Records with drawing code
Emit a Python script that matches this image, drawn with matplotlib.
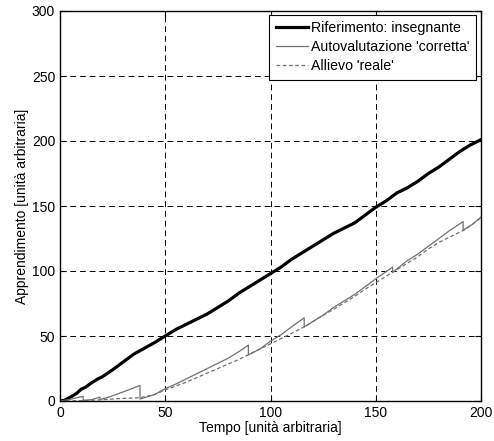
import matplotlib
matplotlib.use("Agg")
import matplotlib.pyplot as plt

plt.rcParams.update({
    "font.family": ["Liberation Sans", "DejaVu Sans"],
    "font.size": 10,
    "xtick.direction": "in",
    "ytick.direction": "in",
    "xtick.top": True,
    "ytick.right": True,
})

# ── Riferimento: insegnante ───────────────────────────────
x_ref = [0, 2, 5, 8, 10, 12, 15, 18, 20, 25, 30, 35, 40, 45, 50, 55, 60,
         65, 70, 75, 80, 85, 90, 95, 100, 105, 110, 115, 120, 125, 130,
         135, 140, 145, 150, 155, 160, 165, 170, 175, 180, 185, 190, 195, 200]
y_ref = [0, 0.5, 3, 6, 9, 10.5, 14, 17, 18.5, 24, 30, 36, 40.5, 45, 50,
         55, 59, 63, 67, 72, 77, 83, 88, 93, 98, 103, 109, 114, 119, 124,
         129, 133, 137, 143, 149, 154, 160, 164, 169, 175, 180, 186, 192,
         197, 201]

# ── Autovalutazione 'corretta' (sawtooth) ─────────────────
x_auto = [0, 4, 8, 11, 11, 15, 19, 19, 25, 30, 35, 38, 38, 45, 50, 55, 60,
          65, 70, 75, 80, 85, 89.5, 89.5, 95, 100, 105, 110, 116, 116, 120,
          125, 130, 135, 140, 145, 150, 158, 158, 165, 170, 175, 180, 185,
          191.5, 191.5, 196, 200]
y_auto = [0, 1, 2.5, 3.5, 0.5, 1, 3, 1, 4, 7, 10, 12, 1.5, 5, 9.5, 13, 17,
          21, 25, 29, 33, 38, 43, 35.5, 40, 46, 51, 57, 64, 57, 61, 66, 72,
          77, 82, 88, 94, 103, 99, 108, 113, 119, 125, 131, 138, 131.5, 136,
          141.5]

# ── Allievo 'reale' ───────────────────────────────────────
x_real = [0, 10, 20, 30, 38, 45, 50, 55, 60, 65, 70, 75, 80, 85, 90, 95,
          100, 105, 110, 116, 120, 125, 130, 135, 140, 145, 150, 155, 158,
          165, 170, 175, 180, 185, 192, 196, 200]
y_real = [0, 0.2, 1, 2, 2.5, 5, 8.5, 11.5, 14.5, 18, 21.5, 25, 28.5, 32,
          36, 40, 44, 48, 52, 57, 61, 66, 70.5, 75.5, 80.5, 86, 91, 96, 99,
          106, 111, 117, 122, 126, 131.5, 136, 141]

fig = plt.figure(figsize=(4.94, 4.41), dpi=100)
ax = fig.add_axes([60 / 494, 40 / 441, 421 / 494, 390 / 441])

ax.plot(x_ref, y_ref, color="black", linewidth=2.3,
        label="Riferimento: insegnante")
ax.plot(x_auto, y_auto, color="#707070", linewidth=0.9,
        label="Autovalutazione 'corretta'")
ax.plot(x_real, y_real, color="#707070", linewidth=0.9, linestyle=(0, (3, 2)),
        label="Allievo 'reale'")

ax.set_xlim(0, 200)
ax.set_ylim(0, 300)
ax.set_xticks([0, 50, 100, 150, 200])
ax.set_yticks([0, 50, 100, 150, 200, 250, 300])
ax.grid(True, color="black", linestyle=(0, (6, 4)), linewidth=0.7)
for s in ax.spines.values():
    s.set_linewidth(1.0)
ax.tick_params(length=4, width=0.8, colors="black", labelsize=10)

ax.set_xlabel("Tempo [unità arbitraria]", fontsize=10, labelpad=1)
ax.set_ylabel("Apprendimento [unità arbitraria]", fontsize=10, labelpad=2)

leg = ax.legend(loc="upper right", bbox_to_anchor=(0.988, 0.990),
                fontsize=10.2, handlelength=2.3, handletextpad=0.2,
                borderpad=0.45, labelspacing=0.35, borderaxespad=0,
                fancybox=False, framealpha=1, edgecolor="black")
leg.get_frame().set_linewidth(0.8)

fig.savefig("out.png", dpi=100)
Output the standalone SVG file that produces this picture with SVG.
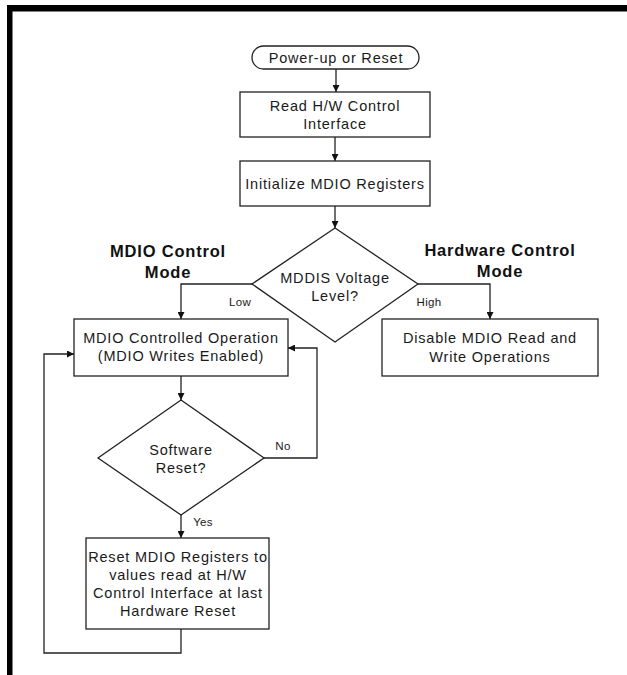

## The task
Reproduce the records above exactly, leaving out every picture they contain.

## Complete response
Emit a Python script that matches this image, drawn with matplotlib.
import matplotlib
matplotlib.use("Agg")
import matplotlib.pyplot as plt

plt.rcParams.update({
    "font.family": ["Liberation Sans", "DejaVu Sans"],
    "font.size": 10,
    "xtick.direction": "in",
    "ytick.direction": "in",
    "xtick.top": True,
    "ytick.right": True,
})

# ── Riferimento: insegnante ───────────────────────────────
x_ref = [0, 2, 5, 8, 10, 12, 15, 18, 20, 25, 30, 35, 40, 45, 50, 55, 60,
         65, 70, 75, 80, 85, 90, 95, 100, 105, 110, 115, 120, 125, 130,
         135, 140, 145, 150, 155, 160, 165, 170, 175, 180, 185, 190, 195, 200]
y_ref = [0, 0.5, 3, 6, 9, 10.5, 14, 17, 18.5, 24, 30, 36, 40.5, 45, 50,
         55, 59, 63, 67, 72, 77, 83, 88, 93, 98, 103, 109, 114, 119, 124,
         129, 133, 137, 143, 149, 154, 160, 164, 169, 175, 180, 186, 192,
         197, 201]

# ── Autovalutazione 'corretta' (sawtooth) ─────────────────
x_auto = [0, 4, 8, 11, 11, 15, 19, 19, 25, 30, 35, 38, 38, 45, 50, 55, 60,
          65, 70, 75, 80, 85, 89.5, 89.5, 95, 100, 105, 110, 116, 116, 120,
          125, 130, 135, 140, 145, 150, 158, 158, 165, 170, 175, 180, 185,
          191.5, 191.5, 196, 200]
y_auto = [0, 1, 2.5, 3.5, 0.5, 1, 3, 1, 4, 7, 10, 12, 1.5, 5, 9.5, 13, 17,
          21, 25, 29, 33, 38, 43, 35.5, 40, 46, 51, 57, 64, 57, 61, 66, 72,
          77, 82, 88, 94, 103, 99, 108, 113, 119, 125, 131, 138, 131.5, 136,
          141.5]

# ── Allievo 'reale' ───────────────────────────────────────
x_real = [0, 10, 20, 30, 38, 45, 50, 55, 60, 65, 70, 75, 80, 85, 90, 95,
          100, 105, 110, 116, 120, 125, 130, 135, 140, 145, 150, 155, 158,
          165, 170, 175, 180, 185, 192, 196, 200]
y_real = [0, 0.2, 1, 2, 2.5, 5, 8.5, 11.5, 14.5, 18, 21.5, 25, 28.5, 32,
          36, 40, 44, 48, 52, 57, 61, 66, 70.5, 75.5, 80.5, 86, 91, 96, 99,
          106, 111, 117, 122, 126, 131.5, 136, 141]

fig = plt.figure(figsize=(4.94, 4.41), dpi=100)
ax = fig.add_axes([60 / 494, 40 / 441, 421 / 494, 390 / 441])

ax.plot(x_ref, y_ref, color="black", linewidth=2.3,
        label="Riferimento: insegnante")
ax.plot(x_auto, y_auto, color="#707070", linewidth=0.9,
        label="Autovalutazione 'corretta'")
ax.plot(x_real, y_real, color="#707070", linewidth=0.9, linestyle=(0, (3, 2)),
        label="Allievo 'reale'")

ax.set_xlim(0, 200)
ax.set_ylim(0, 300)
ax.set_xticks([0, 50, 100, 150, 200])
ax.set_yticks([0, 50, 100, 150, 200, 250, 300])
ax.grid(True, color="black", linestyle=(0, (6, 4)), linewidth=0.7)
for s in ax.spines.values():
    s.set_linewidth(1.0)
ax.tick_params(length=4, width=0.8, colors="black", labelsize=10)

ax.set_xlabel("Tempo [unità arbitraria]", fontsize=10, labelpad=1)
ax.set_ylabel("Apprendimento [unità arbitraria]", fontsize=10, labelpad=2)

leg = ax.legend(loc="upper right", bbox_to_anchor=(0.988, 0.990),
                fontsize=10.2, handlelength=2.3, handletextpad=0.2,
                borderpad=0.45, labelspacing=0.35, borderaxespad=0,
                fancybox=False, framealpha=1, edgecolor="black")
leg.get_frame().set_linewidth(0.8)

fig.savefig("out.png", dpi=100)
Output the standalone SVG file that produces this picture with SVG.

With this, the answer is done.